WHAT THE TASK ASKS:
Consider the records below. How many of their lines include the word "that"? State the number and nothing else.

━━ ENTRIES ━━

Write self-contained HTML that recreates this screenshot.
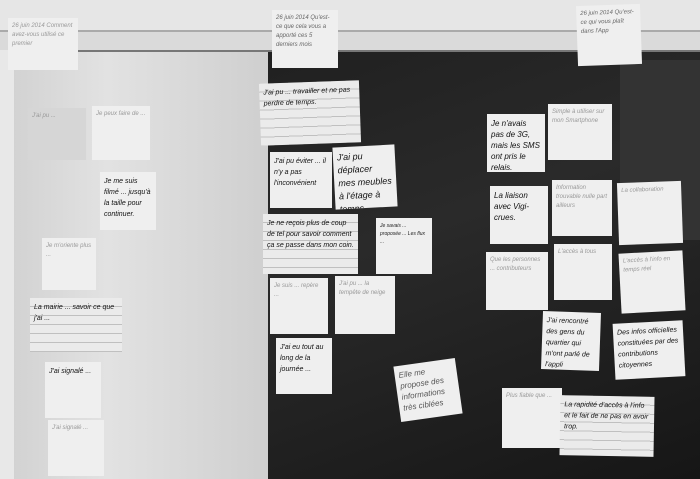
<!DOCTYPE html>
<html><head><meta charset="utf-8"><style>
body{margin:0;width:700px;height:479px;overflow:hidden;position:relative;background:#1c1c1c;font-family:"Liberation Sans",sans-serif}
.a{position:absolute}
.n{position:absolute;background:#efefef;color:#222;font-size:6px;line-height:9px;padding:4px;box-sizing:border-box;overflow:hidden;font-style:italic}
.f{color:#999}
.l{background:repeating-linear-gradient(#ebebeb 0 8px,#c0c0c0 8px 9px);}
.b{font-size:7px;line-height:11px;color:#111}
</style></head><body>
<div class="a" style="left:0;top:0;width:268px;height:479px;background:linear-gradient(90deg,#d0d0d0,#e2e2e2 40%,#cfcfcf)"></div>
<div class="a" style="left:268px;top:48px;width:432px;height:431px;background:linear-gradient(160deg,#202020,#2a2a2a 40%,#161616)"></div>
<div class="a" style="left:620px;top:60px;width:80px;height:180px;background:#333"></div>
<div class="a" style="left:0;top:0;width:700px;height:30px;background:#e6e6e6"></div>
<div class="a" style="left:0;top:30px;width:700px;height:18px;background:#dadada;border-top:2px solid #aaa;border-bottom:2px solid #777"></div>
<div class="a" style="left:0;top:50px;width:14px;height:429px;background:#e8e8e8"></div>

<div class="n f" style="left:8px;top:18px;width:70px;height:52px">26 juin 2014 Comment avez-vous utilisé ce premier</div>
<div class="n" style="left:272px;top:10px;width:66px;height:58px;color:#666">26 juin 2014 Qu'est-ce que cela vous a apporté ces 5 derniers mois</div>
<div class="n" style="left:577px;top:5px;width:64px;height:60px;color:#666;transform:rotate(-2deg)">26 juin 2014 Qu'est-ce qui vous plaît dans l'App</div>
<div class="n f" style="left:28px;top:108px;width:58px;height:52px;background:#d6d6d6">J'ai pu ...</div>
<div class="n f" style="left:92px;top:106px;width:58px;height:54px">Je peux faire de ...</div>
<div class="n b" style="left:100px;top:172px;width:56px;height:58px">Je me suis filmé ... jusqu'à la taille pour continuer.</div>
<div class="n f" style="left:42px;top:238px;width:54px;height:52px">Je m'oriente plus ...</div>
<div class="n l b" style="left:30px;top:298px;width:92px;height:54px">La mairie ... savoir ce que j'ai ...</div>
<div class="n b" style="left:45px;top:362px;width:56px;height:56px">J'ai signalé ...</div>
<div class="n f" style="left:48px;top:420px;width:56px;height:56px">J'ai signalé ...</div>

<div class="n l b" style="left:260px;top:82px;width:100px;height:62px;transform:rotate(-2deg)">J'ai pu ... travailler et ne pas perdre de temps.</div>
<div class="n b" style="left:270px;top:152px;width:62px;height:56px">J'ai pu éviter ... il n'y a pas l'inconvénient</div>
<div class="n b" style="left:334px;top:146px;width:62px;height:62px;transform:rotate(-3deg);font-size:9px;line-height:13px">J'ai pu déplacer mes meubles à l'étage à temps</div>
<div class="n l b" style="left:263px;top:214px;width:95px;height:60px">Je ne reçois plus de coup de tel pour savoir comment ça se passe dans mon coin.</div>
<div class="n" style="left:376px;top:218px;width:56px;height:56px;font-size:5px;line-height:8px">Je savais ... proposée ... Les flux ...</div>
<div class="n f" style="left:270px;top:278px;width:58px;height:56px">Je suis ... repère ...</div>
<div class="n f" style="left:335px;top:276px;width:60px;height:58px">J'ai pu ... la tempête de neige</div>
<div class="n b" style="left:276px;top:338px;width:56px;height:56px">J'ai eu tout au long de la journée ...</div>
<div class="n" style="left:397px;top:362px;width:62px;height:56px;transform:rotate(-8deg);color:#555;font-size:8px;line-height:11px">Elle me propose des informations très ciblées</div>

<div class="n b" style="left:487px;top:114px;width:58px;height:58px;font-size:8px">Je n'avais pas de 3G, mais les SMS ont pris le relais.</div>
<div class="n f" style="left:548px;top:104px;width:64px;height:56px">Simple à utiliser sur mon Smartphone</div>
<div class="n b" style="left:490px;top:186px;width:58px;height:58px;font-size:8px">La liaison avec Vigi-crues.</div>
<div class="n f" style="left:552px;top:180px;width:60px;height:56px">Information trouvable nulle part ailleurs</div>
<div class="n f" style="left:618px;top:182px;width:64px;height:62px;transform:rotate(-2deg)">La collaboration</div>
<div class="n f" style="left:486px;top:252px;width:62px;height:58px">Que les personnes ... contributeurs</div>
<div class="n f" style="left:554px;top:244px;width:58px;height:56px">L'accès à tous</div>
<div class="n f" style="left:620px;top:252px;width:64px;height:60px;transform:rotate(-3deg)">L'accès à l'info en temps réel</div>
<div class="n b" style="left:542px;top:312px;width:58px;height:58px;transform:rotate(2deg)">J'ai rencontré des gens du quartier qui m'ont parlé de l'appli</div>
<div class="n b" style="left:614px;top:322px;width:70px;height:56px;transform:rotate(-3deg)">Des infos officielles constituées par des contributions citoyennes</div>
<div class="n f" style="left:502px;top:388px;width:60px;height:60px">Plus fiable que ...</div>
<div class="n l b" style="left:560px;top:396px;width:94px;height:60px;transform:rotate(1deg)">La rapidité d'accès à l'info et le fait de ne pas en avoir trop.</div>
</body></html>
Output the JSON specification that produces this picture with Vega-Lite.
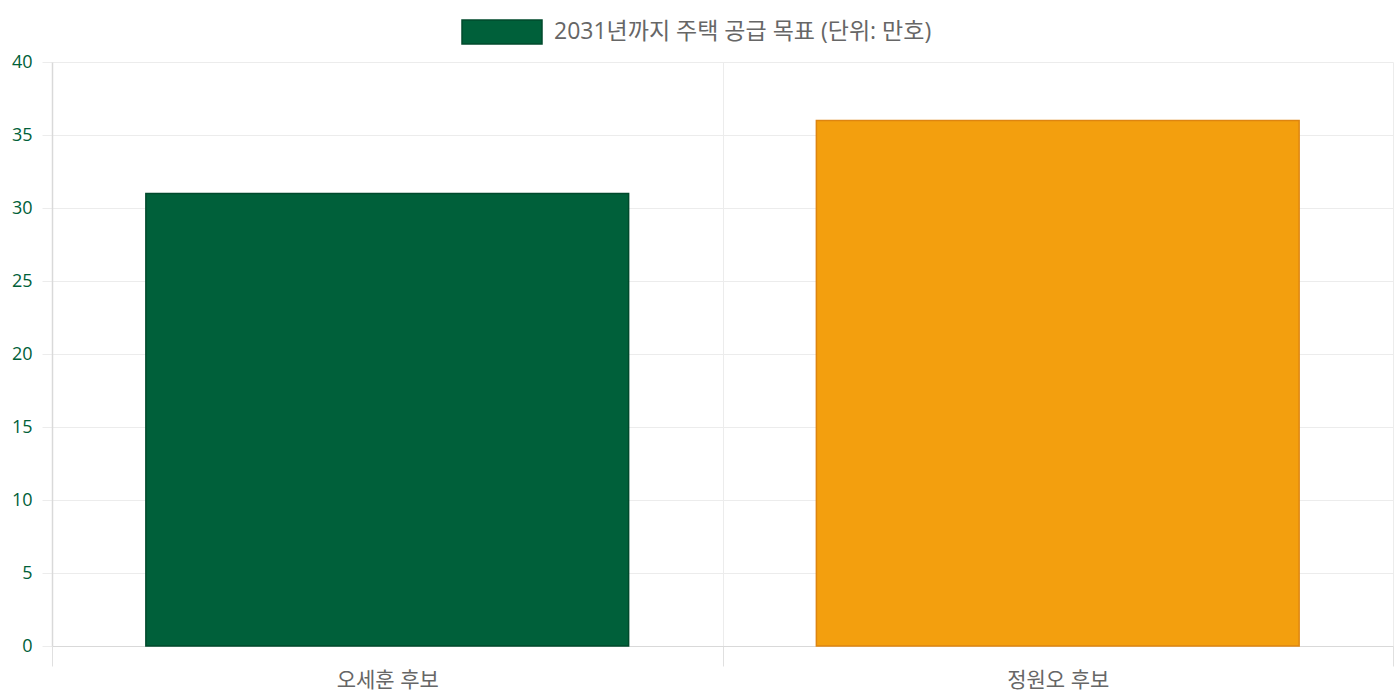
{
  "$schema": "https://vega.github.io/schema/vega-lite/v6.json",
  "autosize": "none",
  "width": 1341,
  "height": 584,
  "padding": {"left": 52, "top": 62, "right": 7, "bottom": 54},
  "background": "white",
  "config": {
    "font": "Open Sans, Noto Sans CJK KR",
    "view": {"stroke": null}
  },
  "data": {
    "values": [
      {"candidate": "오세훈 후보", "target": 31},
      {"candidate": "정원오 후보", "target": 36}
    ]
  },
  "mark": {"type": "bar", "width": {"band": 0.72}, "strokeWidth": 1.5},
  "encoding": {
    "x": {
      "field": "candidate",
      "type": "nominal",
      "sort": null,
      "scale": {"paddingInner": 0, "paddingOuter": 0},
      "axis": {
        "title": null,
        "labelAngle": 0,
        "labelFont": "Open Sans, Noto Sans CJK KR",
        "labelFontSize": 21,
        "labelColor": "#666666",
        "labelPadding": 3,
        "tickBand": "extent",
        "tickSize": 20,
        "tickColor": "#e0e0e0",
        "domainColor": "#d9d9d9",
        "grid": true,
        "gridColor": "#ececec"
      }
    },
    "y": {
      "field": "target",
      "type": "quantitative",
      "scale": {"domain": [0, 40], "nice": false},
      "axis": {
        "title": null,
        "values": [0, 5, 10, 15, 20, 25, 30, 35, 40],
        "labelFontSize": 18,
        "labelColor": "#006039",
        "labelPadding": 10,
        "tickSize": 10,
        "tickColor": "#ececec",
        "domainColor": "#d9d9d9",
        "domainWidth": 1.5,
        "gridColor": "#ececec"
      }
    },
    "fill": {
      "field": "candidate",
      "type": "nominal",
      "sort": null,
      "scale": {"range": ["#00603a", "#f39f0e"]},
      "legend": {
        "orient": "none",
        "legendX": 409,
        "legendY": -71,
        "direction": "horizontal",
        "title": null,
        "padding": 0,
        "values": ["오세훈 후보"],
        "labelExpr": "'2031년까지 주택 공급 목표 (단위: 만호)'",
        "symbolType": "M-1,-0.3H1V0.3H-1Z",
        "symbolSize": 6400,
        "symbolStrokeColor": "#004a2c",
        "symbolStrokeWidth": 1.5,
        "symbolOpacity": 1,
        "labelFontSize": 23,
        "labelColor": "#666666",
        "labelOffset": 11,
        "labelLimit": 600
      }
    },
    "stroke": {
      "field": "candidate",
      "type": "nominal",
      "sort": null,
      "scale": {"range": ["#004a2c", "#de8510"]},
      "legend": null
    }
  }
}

━━━
━━ ENTRIES ━━

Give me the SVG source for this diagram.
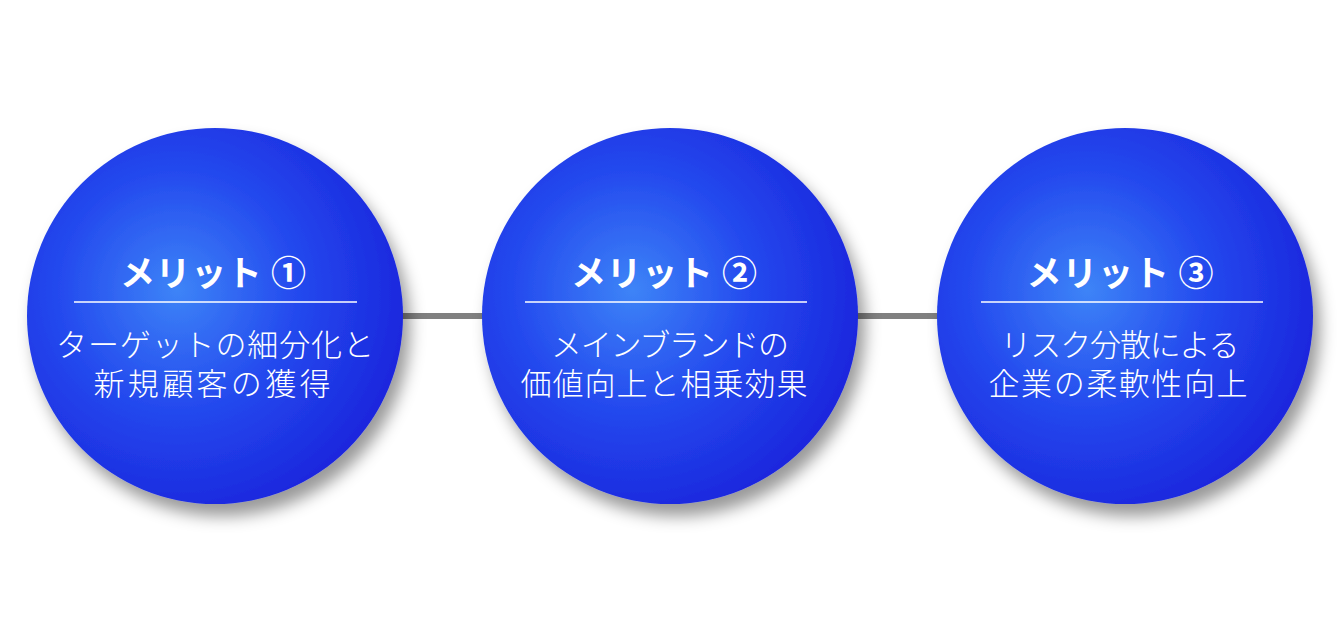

━━━

OUTPUT OF THE TASK:
2